The Upgrade Procedure

The upgrade procedure was first developed on Xen Virtual Machines. Once the beta-procedure was established it was applied to dfo21 where it was fine-tuned in a collaboration between Alexis Huxley of SOS and John pritchard of QC. Once the final procedure was established it is to be applied to the remaining DFO nodes, namely dfo22 -- dfo33.

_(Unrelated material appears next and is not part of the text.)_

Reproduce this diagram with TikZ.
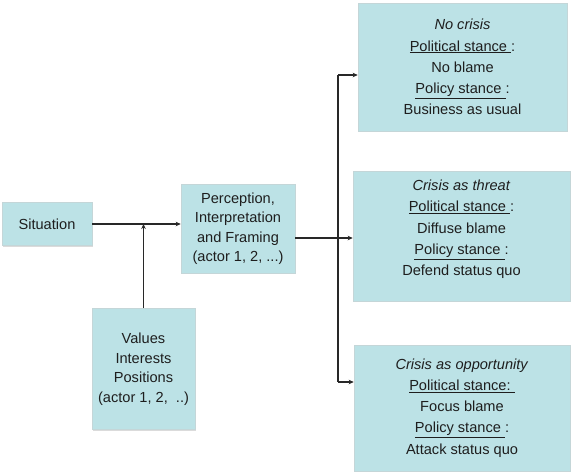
\documentclass[tikz,border=0pt]{standalone}
\usepackage{fontspec}
\setmainfont{Liberation Sans}
\usetikzlibrary{arrows.meta,shadows}
\definecolor{boxfill}{RGB}{188,226,230}
\definecolor{boxline}{RGB}{196,214,216}
\definecolor{linec}{RGB}{40,40,40}
\definecolor{txt}{RGB}{30,30,30}
\begin{document}
\begin{tikzpicture}[x=1pt,y=-1pt,
  box/.style={rectangle, fill=boxfill, draw=boxline, line width=0.6pt, align=center,
    text=txt, font=\fontsize{14.6}{19.5}\selectfont, inner sep=0pt,
    drop shadow={shadow xshift=1.2pt, shadow yshift=-1.2pt, fill=gray!35, opacity=0.8}},
  bigbox/.style={box, font=\fontsize{14.6}{21.2}\selectfont},
  conn/.style={draw=linec, line width=1.3pt},
  arr/.style={conn, -{Stealth[length=5pt,width=4.5pt]}}]
\useasboundingbox (0,0) rectangle (572,472);
\node[box, minimum width=90pt, minimum height=43pt] (sit) at (47,224) {Situation};
\node[box, minimum width=114pt, minimum height=89pt] (perc) at (238,228.5)
  {Perception,\\Interpretation\\and Framing\\(actor 1, 2, ...)};
\node[box, minimum width=103pt, minimum height=121pt] (val) at (143.5,369)
  {Values\\Interests\\Positions\\(actor 1, 2, \ ..)};
\node[bigbox, minimum width=209pt, minimum height=128pt] (nc) at (462.5,67)
  {\textit{No crisis}\\\underline{Political stance\ }:\\No blame\\\underline{Policy stance\ }:\\Business as usual};
\node[bigbox, minimum width=217pt, minimum height=130pt] (th) at (461.5,236)
  {\textit{Crisis as threat}\\\underline{Political stance\ }:\\Diffuse blame\\\underline{Policy stance\ }:\\Defend status quo\\[-5pt]\mbox{}};
\node[bigbox, minimum width=216pt, minimum height=126pt] (op) at (462,408)
  {\textit{Crisis as opportunity}\\\underline{Political stance:\ }\\Focus blame\\\underline{Policy stance\ }:\\Attack status quo};
\coordinate (b1) at (338,75);
\coordinate (b2) at (338,238);
\coordinate (b3) at (338,382);
\draw[arr] (sit.east) -- (perc.west |- sit.east);
\draw[arr] (val.north) -- (val.north |- sit.east);
\draw[conn] (perc.east |- b2) -- (b2);
\draw[conn] (b1) -- (b3);
\fill[linec] (b2) circle (1.6pt);
\draw[arr] (b1) -- (nc.west |- b1);
\draw[arr] (b2) -- (th.west |- b2);
\draw[arr] (b3) -- (op.west |- b3);
\end{tikzpicture}
\end{document}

The nodes will be upgraded between Aug 3rd and Aug 12th at a rate of about 2 per day. SL-53+VLTSW-2010+DFS-6 based versions of each dfoNN will be prepared offline (i.e. on available, identical hardware). Once these are ready and in coordination with the QC scientist concerned, the SL-43+VLTSW-2007+DFS-5 based version will be shutdown, the 1Tb /diska disk removed from the SL-43+VLTSW-2007+DFS-5 based version and installed into the SL-43+VLTSW-2007+DFS-5 based version and the the SL-43+VLTSW-2007+DFS-5 based version will be started up. Unfortunately the downtime is liable to be of the order of 2-3hrs as the 1Tb /diska disks are almost certainly all overdue for file system checks, and depending on the disk usage, this will take anywhere from a few mins to perhaps as much as 3hrs.
In more detail, the procedure is:

  • The day before the scheduled upgrade of dfoNN (to be announced by SOS by email)
      No impact on operations
    1. Prepare a new machine offline
    2. rsync /diskb onto /diska (the 1Tb disk)
  • The Day
      No operations
    1. 2mins: Shutdown dfoNN
    2. 30mins: Physically remove /diska from dfoNN and install it into the new dfoNN
    3. 5mins-3hrs: Power on the new dfoNN
      - Probably /diska will require an file system check, this can take a 1-3hrs, depending on the quantity of data on that disk.
    4. Release to QC scientist
    5. dfoNN now ready for operations
    6. QC scientist, having already followed the procedures given in the Before Upgrade section above, reactivates cronjobs (see After Upgrade) section above, and operations resume.